It wasn’t easy to go back to school today after a two-week winter break (I’m a middle school principal), but as I’ve said before, I’m blessed to get to work with some special teachers in my job. One of our teachers, Mary, has spent a month of each of her past two summers teaching English in China.
We were so delighted that she sent us a postcard this year and asked her to share a little bit more about her experiences there. Here are some excerpts from Mary’s response:
“My time in China has been one of the most rewarding teaching experiences in my 30+ years in the classroom. I taught Chinese English teachers American teaching methodologies. Each and every one of the teachers was hungry for our ideas and anything we could tell them about our lives. They were eager to share their culture with us as well. In all my travels, the Chinese were the kindest, most accepting people I’ve met. I felt welcomed and at home.
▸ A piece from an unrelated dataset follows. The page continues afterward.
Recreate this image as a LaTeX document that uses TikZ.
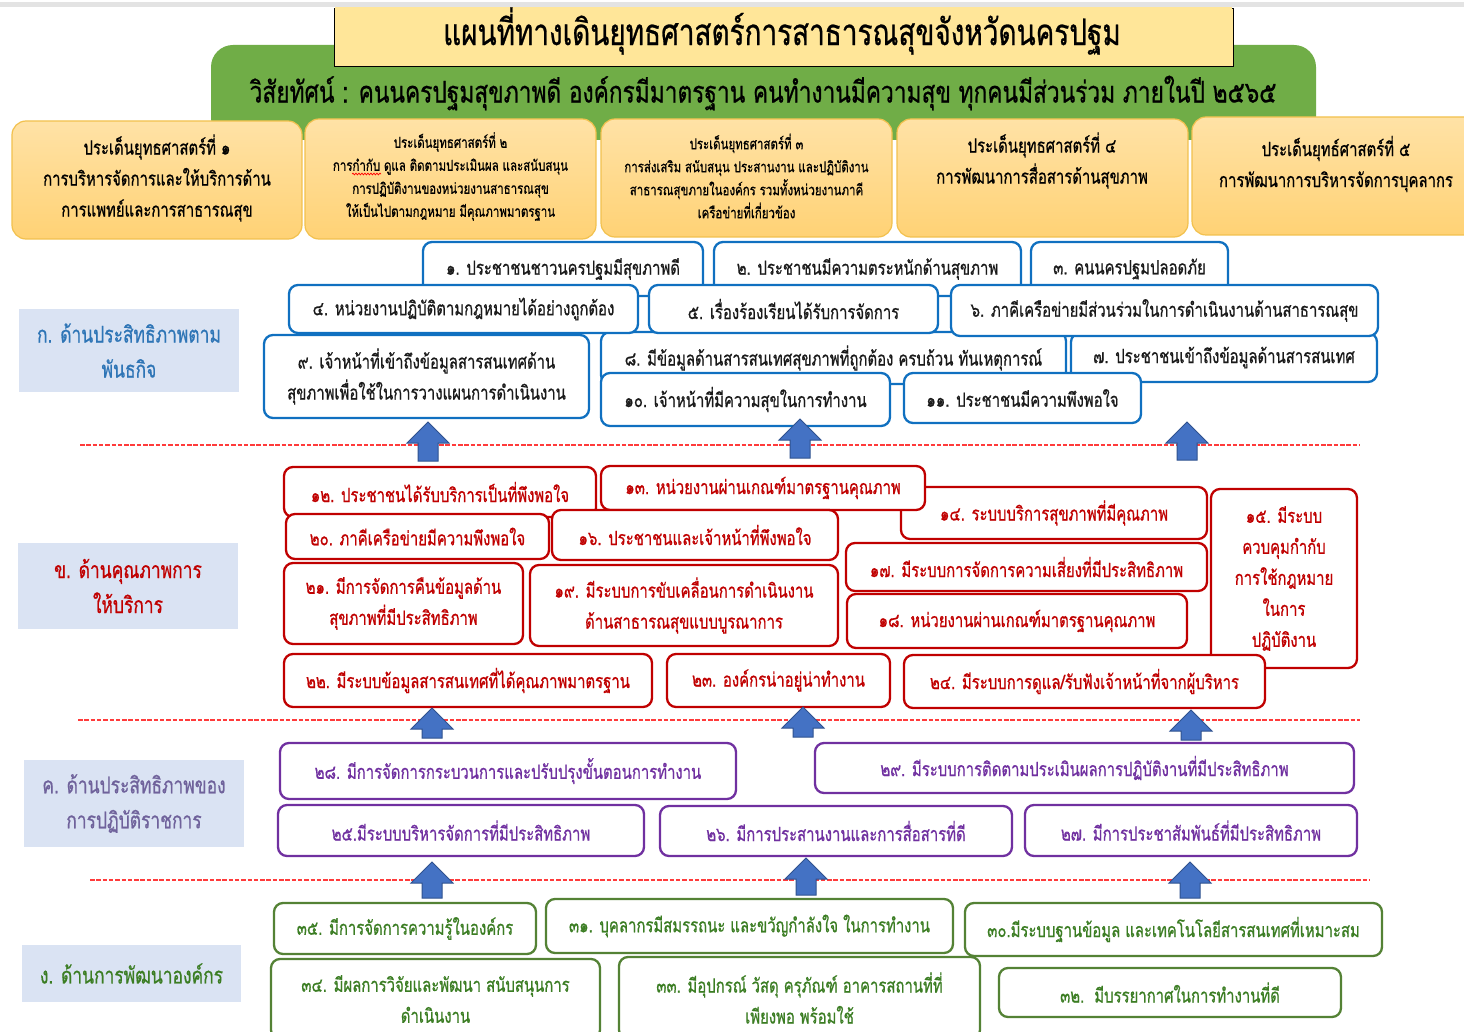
\documentclass[tikz,border=0pt]{standalone}
\usepackage{fontspec}
\newfontfamily\thai[Script=Thai,FakeStretch=0.76,FakeBold=0.7]{Loma}
\usetikzlibrary{decorations.pathmorphing}
\definecolor{blueB}{HTML}{1070C0}
\definecolor{redB}{HTML}{C00000}
\definecolor{purpB}{HTML}{7030A0}
\definecolor{greenB}{HTML}{548235}
\definecolor{greenT}{HTML}{3B7D23}
\definecolor{txt}{HTML}{1A1A1A}
\definecolor{goldB}{HTML}{F2C14E}
\definecolor{goldT}{HTML}{FFE2A6}
\definecolor{goldBt}{HTML}{FFD275}
\definecolor{catF}{HTML}{DAE3F3}
\definecolor{catB}{HTML}{2E75B6}
\definecolor{catP}{HTML}{6F629B}
\definecolor{dashR}{HTML}{FF3B3B}
\definecolor{arrF}{HTML}{4472C4}
\definecolor{arrD}{HTML}{2F528F}
\definecolor{grn}{HTML}{70AD47}
\definecolor{ttl}{HTML}{FFE699}
\newcommand\fbx{\thai\fontsize{19.6}{31}\selectfont}
\newcommand\fsm{\thai\fontsize{15.1}{23}\selectfont}
\newcommand\fcat{\thai\fontsize{22.9}{35}\selectfont}
\newcommand\fttl{\thai\fontsize{36.7}{40}\selectfont}
\newcommand\fvis{\thai\fontsize{29.9}{30}\selectfont}
\newcommand\bx[7]{\node[#1,minimum width={#5-#3},minimum height={#6-#4}] (#2) at ({(#3+#5)/2},{(#4+#6)/2}) {#7};}
\newcommand\uparr[3]{\draw[arrst] (#1,#2) -- ({#1+21},{#2+21}) -- ({#1+10},{#2+21}) -- ({#1+10},#3) -- ({#1-10},#3) -- ({#1-10},{#2+21}) -- ({#1-21},{#2+21}) -- cycle;}
\begin{document}
\begin{tikzpicture}[x=1pt,y=-1pt,
  bb/.style={draw=blueB,line width=2.3pt,rounded corners=9pt,fill=white,inner sep=0pt,align=center,font=\fbx,text=txt},
  rb/.style={bb,draw=redB,text=redB},
  pb/.style={bb,draw=purpB,text=purpB},
  gb/.style={bb,draw=greenB,text=greenT},
  sb/.style={draw=goldB,line width=1.2pt,rounded corners=14pt,top color=goldT,bottom color=goldBt,inner sep=0pt,align=center,font=\fbx,text=black},
  sbt/.style={inner sep=0pt,align=center,text=black},
  cat/.style={fill=catF,inner sep=0pt,align=center,font=\fcat},
  dl/.style={draw=dashR,line width=2.6pt,dash pattern=on 4.5pt off 1.8pt},
  arrst/.style={fill=arrF,draw=arrD,line width=1pt},
  ]
\useasboundingbox[fill=white] (0,0) rectangle (1464,1032);
% green vision band
\node[fill=grn,rounded corners=22pt,minimum width=1105,minimum height=95,inner sep=0pt] (vband) at (763.5,92.5) {};
\node[draw=black,line width=0.8pt,fill=ttl,minimum width=899,minimum height=58,inner sep=0pt] (tbox) at (783.5,37) {};
\fill[ttl] (335,7.5) rectangle (1232,12);
\fill[gray!22] (0,2) rectangle (1464,7.5);
\node[font=\fttl,inner sep=0pt] (ttext) at (782,31) {แผนที่ทางเดินยุทธศาสตร์การสาธารณสุขจังหวัดนครปฐม};
\node[font=\fvis,inner sep=0pt] (vtext) at (763,93) {วิสัยทัศน์ : คนนครปฐมสุขภาพดี องค์กรมีมาตรฐาน คนทำงานมีความสุข ทุกคนมีส่วนร่วม ภายในปี ๒๕๖๕};
% strategy boxes
\bx{sb}{s1}{12}{121}{302}{239}{}
\node[sbt,font=\fbx] (s1t) at (157,178) {ประเด็นยุทธศาสตร์ที่ ๑\\การบริหารจัดการและให้บริการด้าน\\การแพทย์และการสาธารณสุข};
\bx{sb}{s2}{305}{119}{596}{239}{}
\node[sbt,font=\fsm] (s2t) at (450.5,176.5) {ประเด็นยุทธศาสตร์ที่ ๒\\การกำกับ ดูแล ติดตามประเมินผล และสนับสนุน\\การปฏิบัติงานของหน่วยงานสาธารณสุข\\ให้เป็นไปตามกฎหมาย มีคุณภาพมาตรฐาน};
\bx{sb}{s3}{601}{119}{892}{237}{}
\node[sbt,font=\fsm] (s3t) at (746.5,176) {ประเด็นยุทธศาสตร์ที่ ๓\\การส่งเสริม สนับสนุน ประสานงาน และปฏิบัติงาน\\สาธารณสุขภายในองค์กร รวมทั้งหน่วยงานภาคี\\เครือข่ายที่เกี่ยวข้อง};
\bx{sb}{s4}{897}{119}{1188}{237}{}
\node[sbt,font=\fbx] (s4t) at (1042,160.5) {ประเด็นยุทธศาสตร์ที่ ๔\\การพัฒนาการสื่อสารด้านสุขภาพ};
\bx{sb}{s5}{1192}{117}{1490}{235}{}
\node[sbt,font=\fbx] (s5t) at (1336,164) {ประเด็นยุทธ์ศาสตร์ที่ ๕\\การพัฒนาการบริหารจัดการบุคลากร};
\draw[red,line width=0.7pt,decorate,decoration={snake,amplitude=0.9pt,segment length=3pt}] (352,174) -- (381,174);
% category labels
\bx{cat,text=catB}{ca}{19}{309}{239}{392}{ก. ด้านประสิทธิภาพตาม\\พันธกิจ}
\bx{cat,text=redB}{cb}{18}{543}{238}{629}{ข. ด้านคุณภาพการ\\ให้บริการ}
\bx{cat,text=catP}{cc}{24}{760}{244}{847}{ค. ด้านประสิทธิภาพของ\\การปฏิบัติราชการ}
\bx{cat,text=greenT}{cd}{22}{945}{241}{1002}{ง. ด้านการพัฒนาองค์กร}
% row A (blue)
\bx{bb}{b1}{423}{242}{703}{296}{๑. ประชาชนชาวนครปฐมมีสุขภาพดี}
\bx{bb}{b2}{714}{242}{1021}{296}{๒. ประชาชนมีความตระหนักด้านสุขภาพ}
\bx{bb}{b3}{1031}{242}{1228}{296}{๓. คนนครปฐมปลอดภัย}
\bx{bb}{b8}{601}{332}{1066}{384}{๘. มีข้อมูลด้านสารสนเทศสุขภาพที่ถูกต้อง ครบถ้วน ทันเหตุการณ์}
\bx{bb}{b7}{1071}{333}{1377}{382}{๗. ประชาชนเข้าถึงข้อมูลด้านสารสนเทศ}
\bx{bb}{b4}{289}{285}{638}{333}{๔. หน่วยงานปฏิบัติตามกฎหมายได้อย่างถูกต้อง}
\bx{bb}{b5}{649}{285}{938}{333}{๕. เรื่องร้องเรียนได้รับการจัดการ}
\bx{bb}{b6}{951}{285}{1378}{336}{๖. ภาคีเครือข่ายมีส่วนร่วมในการดำเนินงานด้านสาธารณสุข}
\bx{bb}{b9}{264}{335}{589}{418}{๙. เจ้าหน้าที่เข้าถึงข้อมูลสารสนเทศด้าน\\สุขภาพเพื่อใช้ในการวางแผนการดำเนินงาน}
\bx{bb}{b10}{601}{373}{890}{426}{๑๐. เจ้าหน้าที่มีความสุขในการทำงาน}
\bx{bb}{b11}{904}{373}{1141}{423}{๑๑. ประชาชนมีความพึงพอใจ}
% row B (red)
\bx{rb}{r14}{901}{487}{1207}{539}{๑๔. ระบบบริการสุขภาพที่มีคุณภาพ}
\bx{rb}{r12}{284}{467}{596}{517}{๑๒. ประชาชนได้รับบริการเป็นที่พึงพอใจ}
\bx{rb}{r13}{601}{466}{925}{510}{๑๓. หน่วยงานผ่านเกณฑ์มาตรฐานคุณภาพ}
\bx{rb}{r20}{286}{514}{549}{559}{๒๐. ภาคีเครือข่ายมีความพึงพอใจ}
\bx{rb}{r16}{552}{510}{838}{560}{๑๖. ประชาชนและเจ้าหน้าที่พึงพอใจ}
\bx{rb}{r17}{846}{543}{1207}{591}{๑๗. มีระบบการจัดการความเสี่ยงที่มีประสิทธิภาพ}
\bx{rb}{r18}{847}{594}{1187}{648}{๑๘. หน่วยงานผ่านเกณฑ์มาตรฐานคุณภาพ}
\bx{rb}{r21}{284}{563}{523}{644}{๒๑. มีการจัดการคืนข้อมูลด้าน\\สุขภาพที่มีประสิทธิภาพ}
\bx{rb}{r19}{530}{565}{838}{646}{๑๙. มีระบบการขับเคลื่อนการดำเนินงาน\\ด้านสาธารณสุขแบบบูรณาการ}
\bx{rb}{r15}{1211}{489}{1357}{668}{๑๕. มีระบบ\\ควบคุมกำกับ\\การใช้กฎหมาย\\ในการ\\ปฏิบัติงาน}
\bx{rb}{r22}{284}{654}{652}{707}{๒๒. มีระบบข้อมูลสารสนเทศที่ได้คุณภาพมาตรฐาน}
\bx{rb}{r23}{667}{654}{890}{707}{๒๓. องค์กรน่าอยู่น่าทำงาน}
\bx{rb}{r24}{904}{655}{1265}{708}{๒๔. มีระบบการดูแล/รับฟังเจ้าหน้าที่จากผู้บริหาร}
% row C (purple)
\bx{pb}{p28}{280}{743}{736}{799}{๒๘. มีการจัดการกระบวนการและปรับปรุงขั้นตอนการทำงาน}
\bx{pb}{p29}{815}{743}{1354}{793}{๒๙. มีระบบการติดตามประเมินผลการปฏิบัติงานที่มีประสิทธิภาพ}
\bx{pb}{p25}{278}{805}{644}{856}{๒๕.มีระบบบริหารจัดการที่มีประสิทธิภาพ}
\bx{pb}{p26}{660}{806}{1012}{856}{๒๖. มีการประสานงานและการสื่อสารที่ดี}
\bx{pb}{p27}{1025}{805}{1357}{856}{๒๗. มีการประชาสัมพันธ์ที่มีประสิทธิภาพ}
% row D (green)
\bx{gb}{g35}{274}{903}{536}{954}{๓๕. มีการจัดการความรู้ในองค์กร}
\bx{gb}{g31}{546}{899}{953}{953}{๓๑. บุคลากรมีสมรรถนะ และขวัญกำลังใจ ในการทำงาน}
\bx{gb}{g30}{965}{903}{1382}{956}{๓๐.มีระบบฐานข้อมูล และเทคโนโลยีสารสนเทศที่เหมาะสม}
\bx{gb}{g34}{271}{959}{600}{1039}{๓๔. มีผลการวิจัยและพัฒนา สนับสนุนการ\\ดำเนินงาน}
\bx{gb}{g33}{619}{957}{980}{1039}{๓๓. มีอุปกรณ์ วัสดุ ครุภัณฑ์ อาคารสถานที่ที่\\เพียงพอ พร้อมใช้}
\bx{gb}{g32}{999}{968}{1341}{1017}{๓๒.~~มีบรรยากาศในการทำงานที่ดี}
% dashed separators
\coordinate (d1a) at (80,445); \coordinate (d1b) at (1360,445);
\coordinate (d2a) at (78,720); \coordinate (d2b) at (1360,720);
\coordinate (d3a) at (90,880); \coordinate (d3b) at (1370,880);
\draw[dl] (d1a) -- (d1b);
\draw[dl] (d2a) -- (d2b);
\draw[dl] (d3a) -- (d3b);
% block arrows
\uparr{428}{422}{461}
\uparr{800}{419}{458}
\uparr{1187}{422}{460}
\uparr{432}{708}{738}
\uparr{803}{707}{737}
\uparr{1191}{710}{740}
\uparr{432}{862}{898}
\uparr{806}{858}{895}
\uparr{1190}{862}{898}
\end{tikzpicture}
\end{document}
I also taught Chinese high school students. Forget about the students being better behaved than American kids. They’re high school students. ‘Nuff said. But add to that a huge interest in all things American. They drank in all I could tell them about students in our schools and their lives outside of school. I have students I still keep in touch with by the Chinese version of Facebook—QQ.
When I was teaching in Baoding, our students took us out and about the city a couple of evenings. We had student guides who practiced their English as they showed off their city to us. It was so much fun to see the excitement in their faces as they led us to the beautiful gardens and temples in our area of the city.
Chinese students are driven to say the least. I had teachers showing me videos of their students coming to school early to practice their physical education routines or for a bit of extra study time. The usual day for a Chinese student runs from 7:00 a.m. to 5:00 p.m. Students have a long lunch break—about an hour and a half to two hours, but they have to come back for mandatory homework sessions from 7:00-9:00 p.m. I did see evidence of stress in the students, both in the time I was there and in communication since I’ve been home. They have little time to be kids. The goal of perfection weighs heavily on Chinese children.
I’ve been asked if I’d go back to China, it isn’t difficult to answer. It’s a resounding yes. I found that I like teaching adults as well as students and made some wonderful friends young and old. China is a third-world country with a fine veneer of development which makes it a delightful mix of experiences. I would encourage anyone considering a trip to China to grasp it with both hands and hold on tight. It’s an experience you’ll never forget.”